Women treated for breast cancer while pregnant have improved disease-free survival and a trend for improved overall survival compared to non-pregnant women treated for the disease, a new study has said.
Jennifer Litton, M.D., assistant professor in UT MD Anderson's Department of Breast Medical Oncology, presented the findings in a poster discussion session at the 2010 Breast Cancer Symposium.
For the single institution, case-controlled study, Litton and her colleagues identified 75 women treated for breast cancer while pregnant.
Cases and controls were all treated at MD Anderson 1989 -2008, and were matched based on stage, age and year of diagnosis.

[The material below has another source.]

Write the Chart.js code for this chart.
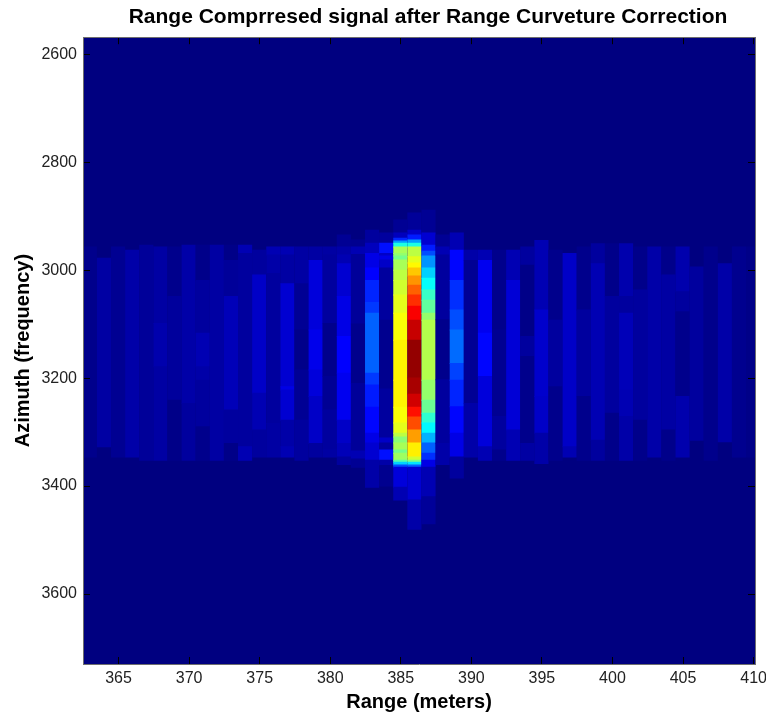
<!DOCTYPE html>
<html><head><meta charset="utf-8">
<style>html,body{margin:0;padding:0;background:#fff}#w{width:766px;height:717px}</style>
<script src="https://cdn.jsdelivr.net/npm/chart.js@4"></script>
</head><body><div id="w"><canvas id="c" width="766" height="717"></canvas></div>
<script>
const titleText = 'Range Comprresed signal after Range Curveture Correction';
const xLabel = 'Range (meters)';
const yLabel = 'Azimuth (frequency)';
const rangeTicks = [365,370,375,380,385,390,395,400,405,410];
const azimuthTicks = [2600,2800,3000,3200,3400,3600];
const rangeMin = 362.48, rangeMax = 410.1;
const azimuthMin = 2568.5, azimuthMax = 3729.6;
const rangeBins = [363,364,365,366,367,368,369,370,371,372,373,374,375,376,377,378,379,380,381,382,383,384,385,386,387,388,389,390,391,392,393,394,395,396,397,398,399,400,401,402,403,404,405,406,407,408,409,410];
// each bin: steps of [azimuth where this level starts, normalised amplitude]
const c363 = [[2957,.012],[3346,0]];
const c364 = [[2978,.035],[3327,0]];
const c365 = [[2957,.018],[3346,0]];
const c366 = [[2963,.04],[3346,0]];
const c367 = [[2954,.025],[3352,0]];
const c368 = [[2957,.035],[3099,.045],[3179,.035],[3352,0]];
const c369 = [[2957,.012],[3049,.028],[3241,.008],[3352,0]];
const c370 = [[2954,.04],[3247,.03],[3352,0]];
const c371 = [[2954,.01],[3019,.03],[3117,.05],[3179,.04],[3204,.03],[3290,.012],[3352,0]];
const c372 = [[2954,.035],[3352,0]];
const c373 = [[2954,.008],[2982,.025],[3049,.055],[3259,.03],[3321,.008],[3352,0]];
const c374 = [[2954,.05],[2969,.03],[3327,.05],[3352,0]];
const c375 = [[2963,.03],[3009,.07],[3228,.05],[3296,.03],[3346,0]];
const c376 = [[2957,.05],[2972,.04],[3006,.03],[3284,.035],[3346,0]];
const c377 = [[2957,.05],[2972,.035],[3025,.08],[3216,.1],[3222,.08],[3278,.04],[3327,.05],[3346,0]];
const c378 = [[2957,.035],[3025,.02],[3111,.01],[3185,.02],[3278,.03],[3352,0]];
const c379 = [[2957,.035],[2982,.09],[3111,.105],[3185,.09],[3234,.07],[3321,.03],[3346,0]];
const c380 = [[2957,.035],[2972,.03],[3099,.012],[3197,.02],[3259,.03],[3333,.035],[3346,0]];
const c381 = [[2935,.02],[2957,.04],[2972,.05],[2988,.08],[3049,.1],[3123,.125],[3191,.11],[3278,.07],[3321,.055],[3346,.03],[3360,0]];
const c382 = [[2944,.015],[2957,.05],[2971,.025],[3100,.012],[3210,.025],[3335,.05],[3350,.02],[3365,0]];
const c383 = [[2926,.03],[2950,.06],[2969,.1],[2996,.125],[3019,.16],[3060,.18],[3080,.22],[3191,.18],[3213,.15],[3254,.13],[3302,.1],[3320,.08],[3352,.04],[3402,0]];
const c384 = [[2931,.03],[2950,.14],[2969,.07],[2974,.1],[2981,.07],[2996,.03],[3093,.015],[3220,.03],[3311,.07],[3320,.03],[3333,.14],[3352,.04],[3362,.015],[3400,0]];
const c385 = [[2907,.02],[2931,.06],[2941,.16],[2946,.28],[2950,.4],[2957,.54],[2969,.52],[2974,.49],[2981,.54],[3000,.56],[3019,.58],[3046,.6],[3080,.62],[3130,.635],[3204,.635],[3254,.62],[3283,.6],[3302,.56],[3309,.51],[3320,.54],[3333,.49],[3339,.53],[3352,.46],[3356,.33],[3361,.2],[3365,.09],[3402,.05],[3426,0]];
const c386 = [[2894,.025],[2926,.07],[2935,.15],[2944,.28],[2950,.4],[2957,.56],[2975,.6],[2987,.63],[2996,.68],[3011,.73],[3028,.78],[3046,.83],[3067,.88],[3093,.93],[3130,.98],[3200,.96],[3230,.92],[3254,.86],[3272,.8],[3296,.72],[3320,.64],[3346,.58],[3352,.5],[3356,.35],[3361,.22],[3365,.08],[3426,.04],[3480,0]];
const c387 = [[2889,.02],[2931,.08],[2954,.15],[2965,.2],[2974,.27],[2996,.33],[3015,.38],[3037,.43],[3056,.47],[3080,.52],[3093,.55],[3204,.52],[3241,.48],[3265,.42],[3283,.37],[3302,.3],[3320,.22],[3339,.17],[3352,.1],[3365,.05],[3420,.025],[3470,0]];
const c388 = [[2935,.02],[2957,.05],[2972,.03],[3092,.012],[3203,.03],[3321,.04],[3360,0]];
const c389 = [[2931,.05],[2963,.13],[3019,.17],[3074,.2],[3111,.23],[3173,.19],[3204,.16],[3253,.13],[3302,.1],[3346,.03],[3385,0]];
const c390 = [[2963,.04],[2982,.02],[3247,.04],[3346,0]];
const c391 = [[2963,.05],[2982,.11],[3117,.13],[3197,.09],[3327,.05],[3352,0]];
const c392 = [[2963,.012],[3111,.018],[3271,.03],[3333,.012],[3352,0]];
const c393 = [[2963,.05],[3019,.085],[3296,.05],[3352,0]];
const c394 = [[2957,.03],[2991,.008],[3123,.03],[3160,.012],[3321,.035],[3352,0]];
const c395 = [[2945,.05],[3074,.075],[3234,.07],[3302,.04],[3358,0]];
const c396 = [[2963,.012],[3093,.03],[3216,.012],[3352,0]];
const c397 = [[2969,.07],[3327,.05],[3346,0]];
const c398 = [[2957,.012],[3074,.03],[3234,.012],[3352,0]];
const c399 = [[2951,.03],[2988,.05],[3315,.03],[3352,0]];
const c400 = [[2951,.01],[3049,.03],[3265,.01],[3352,0]];
const c401 = [[2951,.045],[3049,.03],[3080,.055],[3222,.05],[3271,.04],[3352,0]];
const c402 = [[2957,.01],[3037,.03],[3278,.01],[3352,0]];
const c403 = [[2957,.04],[3346,0]];
const c404 = [[2957,.01],[3009,.035],[3296,.01],[3352,0]];
const c405 = [[2957,.045],[3040,.03],[3077,.012],[3234,.045],[3346,0]];
const c406 = [[2994,.03],[3315,0]];
const c407 = [[2957,.012],[3352,0]];
const c408 = [[2988,.04],[3318,0]];
const c409 = [[2957,.015],[3346,0]];
const c410 = [[2957,.008],[3346,0]];
const binLevels = [c363,c364,c365,c366,c367,c368,c369,c370,c371,c372,c373,c374,c375,c376,c377,c378,c379,c380,c381,c382,c383,c384,c385,c386,c387,c388,c389,c390,c391,c392,c393,c394,c395,c396,c397,c398,c399,c400,c401,c402,c403,c404,c405,c406,c407,c408,c409,c410];

function jet(v){
  const ramp = t => Math.round(255*Math.max(0,Math.min(1,1.5-Math.abs(4*t))));
  return `rgb(${ramp(v-.75)},${ramp(v-.5)},${ramp(v-.25)})`;
}
const cells = [];
rangeBins.forEach((x,i)=>{
  cells.push({x, y:[azimuthMin,azimuthMax], v:0});
  const s = binLevels[i];
  for(let k=0;k<s.length-1;k++) cells.push({x, y:[s[k][0],s[k+1][0]], v:s[k][1]});
});

const sans = '"Liberation Sans", Arial, sans-serif';
const side = (pos, values, extra) => Object.assign({
  type:'linear', position:pos, offset:false,
  border:{display:true,color:'#6e6e6e',width:1,z:1},
  grid:{offset:false,drawOnChartArea:false,drawTicks:true,tickLength:-7,tickColor:'#000',tickWidth:1,z:1},
  afterBuildTicks:s=>{s.ticks=values.map(value=>({value}));}
},extra);
const noLabels = {display:false};
const plain = v => String(v);
const titleOffset = {id:'titleOffset',afterLayout(chart){
  const b=chart.titleBlock; if(b){b.left+=9;b.right+=9;}
}};

new Chart(document.getElementById('c'),{
  type:'bar',
  data:{datasets:[{data:cells,grouped:false,barThickness:14.1,inflateAmount:.5,borderWidth:0,
    backgroundColor:c=>c.raw?jet(c.raw.v):'#000',parsing:{xAxisKey:'x',yAxisKey:'y'}}]},
  plugins:[titleOffset],
  options:{
    responsive:false,animation:false,
    layout:{padding:{left:0,right:11,top:0,bottom:0}},
    plugins:{legend:{display:false},tooltip:{enabled:false},
      title:{display:true,text:titleText,fullSize:false,color:'#000',
        font:{family:sans,size:21,weight:'bold'},padding:{top:5,bottom:7}}},
    scales:{
      x:side('bottom',rangeTicks,{min:rangeMin,max:rangeMax,
        ticks:{color:'#222',font:{family:sans,size:16},padding:12,maxRotation:0,autoSkip:false,callback:plain},
        title:{display:true,text:xLabel,color:'#000',font:{family:sans,size:20,weight:'bold'},padding:{top:0,bottom:3}},
        afterFit:s=>{s.height=53;s.paddingLeft=0;s.paddingRight=0;}}),
      y:side('left',azimuthTicks,{reverse:true,min:azimuthMin,max:azimuthMax,
        ticks:{color:'#222',font:{family:sans,size:16},padding:13,autoSkip:false,callback:plain},
        title:{display:true,text:yLabel,color:'#000',font:{family:sans,size:20,weight:'bold'},padding:{top:11,bottom:0}},
        afterFit:s=>{s.width=83;s.paddingTop=0;s.paddingBottom=0;}}),
      xTop:side('top',rangeTicks,{min:rangeMin,max:rangeMax,ticks:noLabels,afterFit:s=>{s.height=0;}}),
      yRight:side('right',azimuthTicks,{reverse:true,min:azimuthMin,max:azimuthMax,ticks:noLabels,afterFit:s=>{s.width=0;}})
    }
  }
});
</script></body></html>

All received the standard chemotherapy regimen - 5-fluorouracil, doxorubicin and cyclophosphamide (FAC); pregnant patients started therapy after completing their first trimester.

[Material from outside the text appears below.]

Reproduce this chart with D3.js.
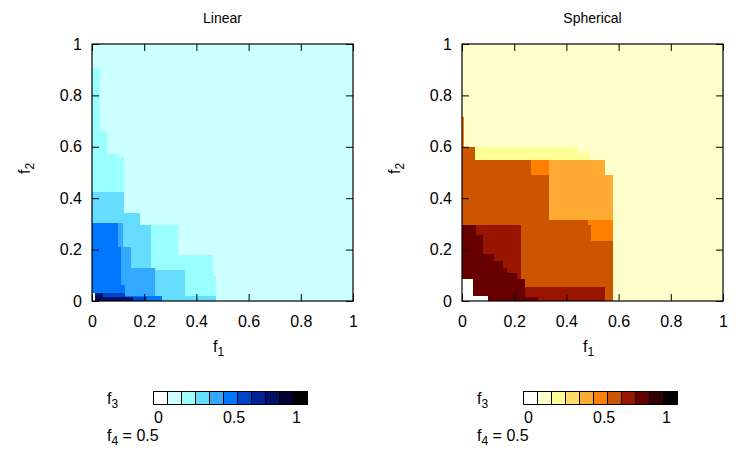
<!DOCTYPE html>
<html>
<head>
<meta charset="utf-8">
<script src="https://cdn.jsdelivr.net/npm/d3@7"></script>
<style>
  body { margin: 0; background: #fff; }
  text { font-family: "Liberation Sans", Arial, sans-serif; fill: #000; }
</style>
</head>
<body>
<svg width="735" height="455"></svg>
<script>
var axisTicks = [0, 0.2, 0.4, 0.6, 0.8, 1];
var legendTicks = [0, 0.5, 1];
var f3Levels = [0, 1, 2, 3, 4, 5, 6, 7, 8, 9, 10];
var f4Value = 0.5;
var panelTitles = ['Linear', 'Spherical'];

// cells: [f1 from, f1 to, f2 from, f2 to, f3 level] - later cells paint over earlier ones
var linearCells = [
  [0, 1, 0, 1, 1],
  [0, 0.03, 0, 0.906, 2],
  [0, 0.056, 0, 0.66, 2],
  [0, 0.096, 0, 0.573, 2],
  [0, 0.124, 0, 0.562, 2],
  [0, 0.329, 0, 0.297, 2],
  [0, 0.463, 0, 0.18, 2],
  [0, 0.476, 0, 0.096, 2],
  [0, 0.124, 0, 0.426, 3],
  [0, 0.182, 0, 0.342, 3],
  [0, 0.227, 0, 0.297, 3],
  [0, 0.355, 0, 0.12, 3],
  [0, 0.476, 0, 0.019, 3],
  [0, 0.117, 0, 0.302, 4],
  [0, 0.151, 0, 0.212, 4],
  [0, 0.241, 0, 0.129, 4],
  [0, 0.1, 0, 0.302, 5],
  [0, 0.11, 0, 0.212, 5],
  [0, 0.113, 0, 0.129, 5],
  [0, 0.128, 0, 0.064, 5],
  [0, 0.267, 0, 0.019, 5],
  [0, 0.128, 0, 0.032, 6],
  [0, 0.209, 0, 0.015, 6],
  [0.01, 0.042, 0.015, 0.032, 8],
  [0.01, 0.158, 0, 0.015, 8],
  [0, 0.01, 0, 0.032, 0]
];

var sphericalCells = [
  [0, 1, 0, 1, 1],
  [0, 0.006, 0.598, 0.715, 5],
  [0, 0.049, 0, 0.598, 6],
  [0, 0.547, 0, 0.549, 6],
  [0, 0.578, 0, 0.472, 6],
  [0.049, 0.446, 0.549, 0.598, 2],
  [0.446, 0.491, 0.549, 0.577, 2],
  [0.332, 0.547, 0.317, 0.549, 4],
  [0.332, 0.578, 0.317, 0.491, 4],
  [0.265, 0.332, 0.491, 0.549, 5],
  [0.483, 0.578, 0.297, 0.317, 5],
  [0.495, 0.578, 0.233, 0.297, 5],
  [0, 0.227, 0, 0.297, 7],
  [0.227, 0.547, 0, 0.055, 7],
  [0, 0.055, 0, 0.297, 8],
  [0, 0.08, 0, 0.258, 8],
  [0, 0.123, 0, 0.181, 8],
  [0, 0.157, 0, 0.155, 8],
  [0, 0.172, 0, 0.13, 8],
  [0, 0.21, 0, 0.11, 8],
  [0, 0.243, 0, 0.084, 8],
  [0, 0.29, 0, 0.015, 8],
  [0, 0.042, 0.015, 0.084, 0],
  [0, 0.1, 0, 0.019, 0]
];

var bluePalette = ['#ffffff', '#ccffff', '#99ffff', '#66ddff', '#33aaff', '#0077ff',
                   '#0044cc', '#002299', '#001166', '#000033', '#000000'];
var heatPalette = ['#ffffff', '#ffffcc', '#ffff99', '#ffdd66', '#ffaa33', '#ff8000',
                   '#cc5500', '#991500', '#660000', '#330000', '#000000'];

var svg = d3.select('svg'),
    pw = 261,
    ph = 257,
    plotTop = 44;

function subLabel(sel, base, sub) {
  sel.append('tspan').text(base);
  sel.append('tspan').attr('dy', 4).attr('font-size', 12).text(sub);
}

function drawPanel(ox, title, cells, palette) {
  var g = svg.append('g').attr('transform', 'translate(' + ox + ',' + plotTop + ')');

  var x = d3.scaleLinear().domain([0, 1]).range([0, pw]),
      y = d3.scaleLinear().domain([0, 1]).range([ph, 0]);

  g.selectAll('rect.cell')
    .data(cells)
    .enter()
    .append('rect')
    .attr('class', 'cell')
    .attr('x', function(d) { return x(d[0]); })
    .attr('width', function(d) { return x(d[1]) - x(d[0]); })
    .attr('y', function(d) { return y(d[3]); })
    .attr('height', function(d) { return y(d[2]) - y(d[3]); })
    .attr('fill', function(d) { return palette[d[4]]; })
    .attr('shape-rendering', 'crispEdges');

  var fmt = d3.format('~g');

  var bottom = g.append('g').attr('transform', 'translate(0,' + ph + ')')
    .call(d3.axisBottom(x).tickValues(axisTicks).tickSize(-7).tickPadding(15).tickFormat(fmt));
  var left = g.append('g')
    .call(d3.axisLeft(y).tickValues(axisTicks).tickSize(-7).tickPadding(10).tickFormat(fmt));
  g.append('g')
    .call(d3.axisTop(x).tickValues(axisTicks).tickSize(-7).tickFormat(''));
  g.append('g').attr('transform', 'translate(' + pw + ',0)')
    .call(d3.axisRight(y).tickValues(axisTicks).tickSize(-7).tickFormat(''));

  g.selectAll('.domain').remove();
  g.selectAll('.tick line').attr('stroke', '#000');
  [bottom, left].forEach(function(a) {
    a.attr('font-size', 16).attr('font-family', '"Liberation Sans", Arial, sans-serif');
  });

  g.append('rect')
    .attr('width', pw)
    .attr('height', ph)
    .attr('fill', 'none')
    .attr('stroke', '#000')
    .attr('stroke-width', 1.2);

  svg.append('text')
    .attr('x', ox + pw / 2)
    .attr('y', 23)
    .attr('text-anchor', 'middle')
    .attr('font-size', 14)
    .text(title);

  svg.append('text')
    .attr('x', ox + pw / 2 - 4)
    .attr('y', 352)
    .attr('text-anchor', 'middle')
    .attr('font-size', 16)
    .call(subLabel, 'f', '1');

  svg.append('text')
    .attr('transform', 'translate(' + (ox - 62) + ',' + (plotTop + ph / 2 - 4) + ') rotate(-90)')
    .attr('text-anchor', 'middle')
    .attr('font-size', 16)
    .call(subLabel, 'f', '2');

  // colour key
  var box = 14,
      kx = ox + 61;

  svg.selectAll('rect.key-' + ox)
    .data(f3Levels)
    .enter()
    .append('rect')
    .attr('class', 'key-' + ox)
    .attr('x', function(d, i) { return kx + i * box; })
    .attr('y', 391)
    .attr('width', box)
    .attr('height', 13)
    .attr('fill', function(d) { return palette[d]; })
    .attr('stroke', '#000')
    .attr('stroke-width', 1)
    .attr('shape-rendering', 'crispEdges');

  var kScale = d3.scaleLinear().domain([0, 1]).range([kx + 1, kx + 139]);

  svg.selectAll('text.klab-' + ox)
    .data(legendTicks)
    .enter()
    .append('text')
    .attr('class', 'klab-' + ox)
    .attr('x', function(d) { return kScale(d); })
    .attr('y', 423)
    .attr('font-size', 16)
    .text(fmt);

  svg.append('text')
    .attr('x', ox + 15)
    .attr('y', 404)
    .attr('font-size', 16)
    .call(subLabel, 'f', '3');

  var f4 = svg.append('text')
    .attr('x', ox + 15)
    .attr('y', 441)
    .attr('font-size', 16);
  subLabel(f4, 'f', '4');
  f4.append('tspan').attr('dy', -4).text(' = ' + f4Value);
}

drawPanel(92, panelTitles[0], linearCells, bluePalette);
drawPanel(462, panelTitles[1], sphericalCells, heatPalette);
</script>
</body>
</html>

Both groups received additional therapies as clinically indicated, with the pregnant women receiving those treatments after giving birth. The median follow-up was 4.16 years.
The researchers found a statistically significant five-year disease-free survival of 73.94 percent in pregnant women, compared to 55.75 percent in the non-pregnant patients.
Although not statistically significant, overall survival was also higher in the cases than the controls: 77.42 percent and 71.86 percent, respectively.
"From this data set and our study, we are not sure why our pregnant breast cancer patients had better outcomes than those who were not," said Litton.
The reasons for the disease-free and overall survival discrepancy are still unknown, said Litton, and understanding their findings s of research priority.